"I learned a long time ago not to bet against Nancy Pelosi," John Lawrence told DW in a recent interview when asked to size up the coming clash between President Donald Trump and House Speaker Nancy Pelosi, which many observers think will shape the political landscape in the US over the next two years.
Lawrence should know. He worked for almost four decades as a senior Congressional staffer on Capitol Hill, the last eight years as chief of staff to Nancy Pelosi. And while Pelosi, who is 78, and Trump, who is 72, are peers, they are separated by a gulf of political experience.
"She has a vastly better sense of the political system than Mr. Trump," said Lawrence, who worked as Pelosi's top aide from 2005 to 2011. "I think Mr. Trump — I have not worked with him — but those of us who follow politics pretty closely see in Mr. Trump somebody who fundamentally misunderstands the allocation of power in the American political system."
Despite not having won the popular vote in the presidential election, added Lawrence, Trump appears to believe that he was "anointed to have much greater power than presidents have in the modern American government."
Trump's apparent belief in what has been called an imperial presidency first clashed with the new political reality of a divided government when the house speaker effectively postponed the president's traditional State of the Union address before Congress until the government shutdown is over. After initially vowing to give his address at a different location, Trump quickly backed down and accepted Pelosi's postponement.
While the showdown between Trump and Pelosi — who as Speaker of the House of Representatives is second in line for the presidency after the vice president — over the largely ceremonial State of the Union address has little practical consequences, it delivered a clear message to Trump that Pelosi is keenly aware of her constitutional powers and is not afraid to use them vis-a-vis the president.
"She is speaker of the House — a constitutional officer with authority independent of the president to control access to the Capitol," said Thomas Mann, who studies Congress for the Brookings Institution. He described Pelosi as a professional colleague he has known for 25 years. "She is smart, politically savvy and tough, and she leads a united party."
Pelosi made history when she became the first female speaker of the House of Representatives in 2007, and again this year when she became the first speaker in more than 50 years to reclaim the position after losing it.
While it may seem that Pelosi's political path was predetermined, particularly because she hails from a political family in Baltimore where both her father and her brother served as mayor, her political rise was unorthodox. Pelosi, who moved to California with her husband and raised five children, only devoted herself full-time to politics when she was in her forties after all her children had left home. She first ran and won a House seat in a safe Democratic district in 1987 and has held on to it ever since, thereby quickly moving up the ranks in Congress.
Her most significant achievement during her tenure as Democratic leader in the House of Representatives was working with Republican President George W. Bush during the financial crisis in 2008 and preventing a total economic meltdown, said Mann and Lawrence.

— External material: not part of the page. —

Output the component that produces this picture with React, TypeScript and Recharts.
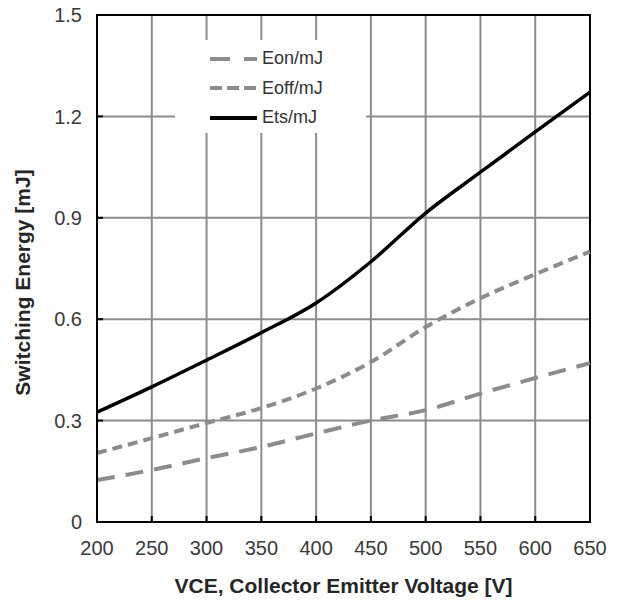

Independence from Obama White House
Both also credit her leadership for ensuring the passage of then-President Obama's historic health care legislation, known as the Affordable Care Act. To achieve that, said Lawrence, Pelosi was prepared to go head-to-head with Obama White House advisers if necessary.
"I certainly remember when we were in the Oval Office with President Obama and we were talking about the health care law. And there were people that she was aware of on the president's staff who were suggesting that this had become too difficult and that, if we didn't roll back the scope of the bill that we were talking about, that we would get nothing and that we should just fold our tent and accept a very small bill and hopefully live to fight another day on a big national health insurance bill," said Lawrence.
But Pelosi, "in no uncertain terms, told the president and his staff that she would not accept that, and that the House was committed to going ahead with a tough bill even if it meant a very tough fight, and even if it meant that some members were going to be put in political jeopardy," said Lawrence. Her insistence effectively ended any attempts to water down the scope of the signature bill, which eventually passed.
Trump faces steep learning curve
The showdown in Obama's Oval Office highlights Pelosi's view of her role as the representative of a co-equal branch of government that is on par with the president, noted the experts.
Due to a deferential, Republican-led Congress, President Trump has obviously not learned in his first two years that Congress is a co-equal branch of government, said Lawrence. "But he is going to learn that now," he added, "because he has a very skilled opponent in Mrs. Pelosi and he has a party in control of the House which simply is not going to defer to his will."
Citing a mercurial president, Lawrence and Mann avoided making predictions about whether Trump or Pelosi might have the upper hand in what both considered the signature political fight of the next two years.
"If Trump is prepared to blow up his party, his re-election and the country, he does. If not, she does," offered Mann.